My partner & I are thinking about adopting. It's something we both are really interested in. Ideally, we would be looking to adopt a 5/6 year old. We're concerned about our future child being bullied in school, for having same-sex parents.
I was wondering if anyone could share their thoughts on this important topic? Would sending our future child to a private school reduce bullying?
I would hope that this would not be an issue. My dd is in reception class, and one of her classmates has 2 dads. I answer her questions, she accepts that this is how it is, and will grow up knowing that families come in all shapes and sizes. ( as does ours, which is 'blended' , with wide age gaps, and 'cousins' used as a general catch all term, one who is adopted ) I guess very young children might find this easier to accepts than older children. I think that a lot depends on the personality and self esteem/ security of the child, as bullies exist on all types of schools and will always find some "reason" to single someone out. The response of their "victim" i guess is what determines whether they carry on. Not sure if that helps, Matt, just my thoughts :-)

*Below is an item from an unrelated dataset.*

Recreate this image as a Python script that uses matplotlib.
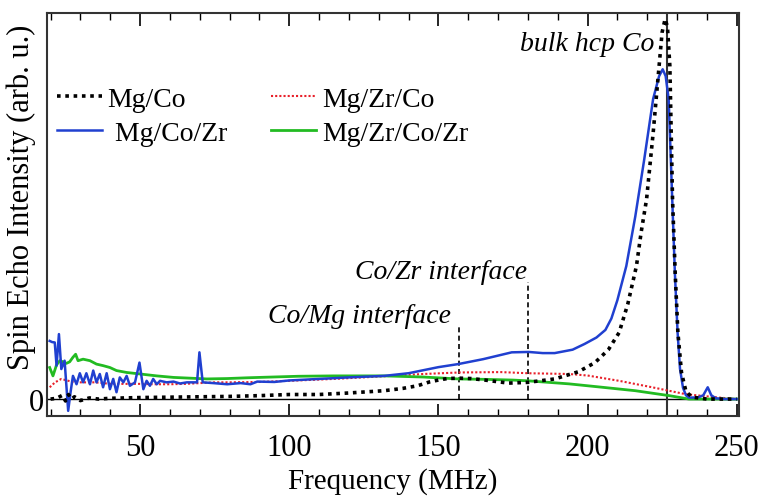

I'm a gay parent to a one year old, and do worry about bullying later on for her. However my partner and I both work in schools, and I've said on here before that I can't believe the difference between the attitudes towards gay people when I was a pupil at school, and now. I am out to my students, and it could not be of less interest to them. In my day a teacher being gay would've been A grade gossip and scandal! Unfortunately, many times it is easy to spot students who are likely to be bullied, because as tatyr says, it is about self esteem or lack thereof. I spent several years wondering if I was doing the right thing before we started our family, but after years, I gradually realised that loving and supportive parents create a stable environment for confident and happy children (regardless of gender). The fact you are thinking about this already suggests you will be incredibly loving and thoughtful parents who will help to develop confidence in your future child. HTH.